The Open Society Institute-Baltimore endorses the closure of the Baltimore City Detention Center (“the jail”), a notorious facility that has, for decades, posed a serious risk to detainees, staff, family members and the broader Baltimore community. As the Department of Public Safety and Correctional Services moves forward to end this shameful chapter in the state’s history, it is imperative that state and City stakeholders work together to leverage this unique opportunity to reduce unnecessary incarceration safely and to reinvest the savings to improve community safety.
First, the state should immediately apply a validated risk assessment instrument to each and every detainee subject to transfer to determine how many of them can be released safely into the community with some or no supervision while awaiting trial. Ninety-four percent of people under the supervision of Baltimore’s Pretrial Release Services Program show up for their court dates, and only four percent are arrested for a new charge while on release. These statistics demonstrate that release and community supervision are safe alternatives to pretrial detention.

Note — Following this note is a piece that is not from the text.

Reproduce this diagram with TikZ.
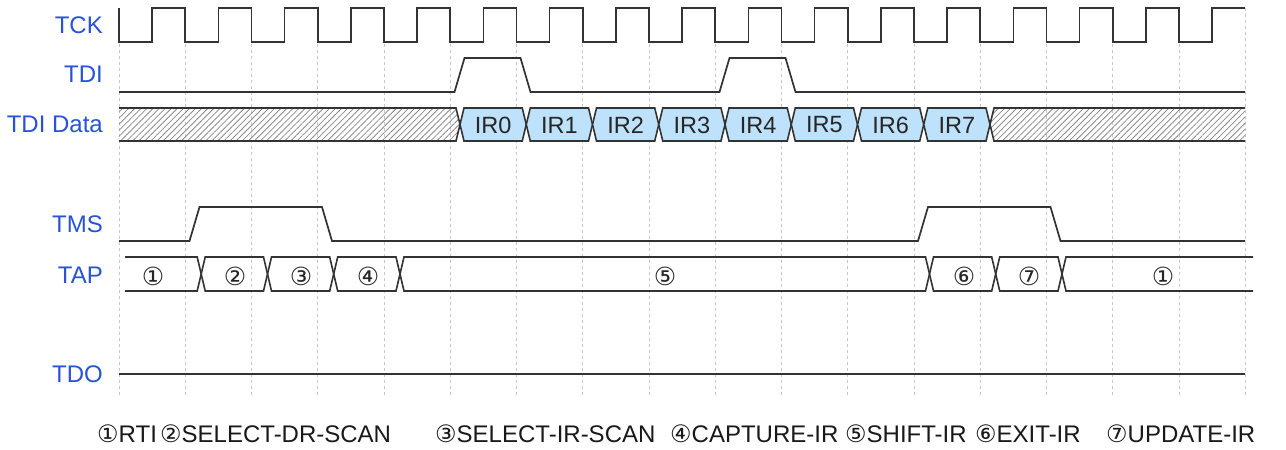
\documentclass[tikz,border=0pt]{standalone}
\usepackage{fontspec}
\setmainfont{Liberation Sans}
\newfontfamily\dvfont{DejaVu Sans}
\usetikzlibrary{patterns.meta}
\definecolor{lblblue}{RGB}{40,82,215}
\definecolor{sigcol}{RGB}{51,51,51}
\definecolor{irfill}{RGB}{190,226,252}
\definecolor{gridcol}{RGB}{200,200,200}
\definecolor{hatchcol}{RGB}{140,140,140}
\begin{document}
\begin{tikzpicture}[x={(1pt,0)},y={(0,-1pt)},
  sig/.style={draw=sigcol,line width=1.7pt,line join=miter},
  bus/.style={draw=sigcol,line width=1.6pt,line join=miter},
  hatch/.style={bus,pattern={Lines[angle=45,distance=4.3pt,line width=0.8pt]},pattern color=hatchcol},
  irbox/.style={bus,fill=irfill},
  gridline/.style={draw=gridcol,line width=0.8pt,dash pattern=on 3pt off 3pt},
  lbl/.style={anchor=east,inner sep=0pt,text=lblblue,font=\fontsize{24}{26}\selectfont},
  celltxt/.style={inner sep=0pt,text=black!85,font=\fontsize{23.5}{25}\selectfont},
  tapnum/.style={inner sep=0pt,text=black!85,font=\dvfont\fontsize{25}{27}\selectfont},
  legend/.style={anchor=base west,inner sep=0pt,text=black!90,font=\fontsize{24}{26}\selectfont}]
\fill[white] (0,0) rectangle (1286,450);
\useasboundingbox (0,0) rectangle (1286,450);
% grid
\foreach \k in {0,...,17}
  \draw[gridline] ({119+66.25*\k},8) -- ({119+66.25*\k},396);
% labels
\node[lbl] (lTCK) at (103,25) {TCK};
\node[lbl] (lTDI) at (103,74) {TDI};
\node[lbl] (lTDID) at (103,124.5) {TDI Data};
\node[lbl] (lTMS) at (103,224) {TMS};
\node[lbl] (lTAP) at (103,275) {TAP};
\node[lbl] (lTDO) at (103,374) {TDO};
% TCK
\draw[sig] (119,8) -- (119,42)
  \foreach \k in {0,...,15} {
    -- ({119+66.25*\k+33.125},42) -- ({119+66.25*\k+33.125},8)
    -- ({119+66.25*(\k+1)},8) -- ({119+66.25*(\k+1)},42) }
  -- (1212.1,42) -- (1212.1,8) -- (1245,8);
% TDI
\draw[sig] (119,92) -- (454.5,92) -- (464.5,58) -- (520.5,58) -- (530.5,92)
  -- (719.5,92) -- (729.5,58) -- (785.5,58) -- (795.5,92) -- (1245,92);
% TDI Data
\draw[hatch] (119,108) -- (456,108) -- (460,124.5) -- (456,141) -- (119,141);
\foreach \k/\t in {0/IR0,1/IR1,2/IR2,3/IR3,4/IR4,5/IR5,6/IR6,7/IR7} {
  \pgfmathsetmacro{\ca}{460+66.25*\k}
  \pgfmathsetmacro{\cb}{460+66.25*(\k+1)}
  \draw[irbox] (\ca,124.5) -- (\ca+4,108) -- (\cb-4,108) -- (\cb,124.5)
    -- (\cb-4,141) -- (\ca+4,141) -- cycle;
  \node[celltxt] (ir\k) at ({(\ca+\cb)/2},125) {\t};
}
\draw[hatch] (1245,108) -- (994,108) -- (990,124.5) -- (994,141) -- (1245,141);
% TMS
\draw[sig] (119,241) -- (189.5,241) -- (199.5,207) -- (322,207) -- (332,241)
  -- (918,241) -- (928,207) -- (1050.5,207) -- (1060.5,241) -- (1245,241);
% TAP
\draw[bus] (125,257) -- (197.2,257) -- (201.2,274) -- (197.2,291) -- (125,291);
\foreach \a/\b in {201.2/267.5,267.5/333.7,333.7/400,400/929.5,929.5/995.7,995.7/1062}
  \draw[bus] (\a,274) -- (\a+4,257) -- (\b-4,257) -- (\b,274) -- (\b-4,291) -- (\a+4,291) -- cycle;
\draw[bus] (1253,257) -- (1066,257) -- (1062,274) -- (1066,291) -- (1253,291);
\node[tapnum] (t1) at (153,276) {①};
\node[tapnum] (t2) at (235,276) {②};
\node[tapnum] (t3) at (301,276) {③};
\node[tapnum] (t4) at (368,276) {④};
\node[tapnum] (t5) at (665,276) {⑤};
\node[tapnum] (t6) at (964,276) {⑥};
\node[tapnum] (t7) at (1029,276) {⑦};
\node[tapnum] (t8) at (1163,276) {①};
% TDO
\draw[sig] (119,374) -- (1245,374);
% legend
\node[legend] (g1) at (97,442) {{\dvfont ①}RTI};
\node[legend] (g2) at (160,442) {{\dvfont ②}SELECT-DR-SCAN};
\node[legend] (g3) at (435,442) {{\dvfont ③}SELECT-IR-SCAN};
\node[legend] (g4) at (670,442) {{\dvfont ④}CAPTURE-IR};
\node[legend] (g5) at (845,442) {{\dvfont ⑤}SHIFT-IR};
\node[legend] (g6) at (975,442) {{\dvfont ⑥}EXIT-IR};
\node[legend] (g7) at (1106,442) {{\dvfont ⑦}UPDATE-IR};
\end{tikzpicture}
\end{document}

Second, the state must place priority on access to justice and family preservation when deciding where to transfer those detainees who, according to a validated risk instrument, pose a public safety risk that warrants pretrial detention. Pretrial detainees rely heavily on family and community systems to support them through the trial phase. Correctional facilities located outside of Baltimore, however, are not easily accessible via public transportation. Every effort should be made to keep detainees in Baltimore City, close to their homes, their legal counsel and the community services that can assist them with their defense and, if needed, their rehabilitation.
Finally, the state should immediately put in place mechanisms to capture any savings from the jail’s closure and reinvest those savings in programs and services that help keep people out of jail. The Justice Policy Institute, an Open Society Institute-Baltimore grantee, estimates that releasing 1,000 people from Baltimore’s jail system and placing them under community supervision while they await trial could save Maryland taxpayers almost $3 million per month—money that could be used to help people succeed in the community instead of languishing in overcrowded jails.
Baltimore’s jail system has become famous for all the wrong reasons, but the Governor’s announcement is a perfect opportunity to reimagine jail in Baltimore. The Open Society Institute-Baltimore firmly believes that, by using common sense approaches, we can enhance public safety, make more responsible use of our resources, and reduce the damaging effects mass incarceration has on families and communities in Baltimore.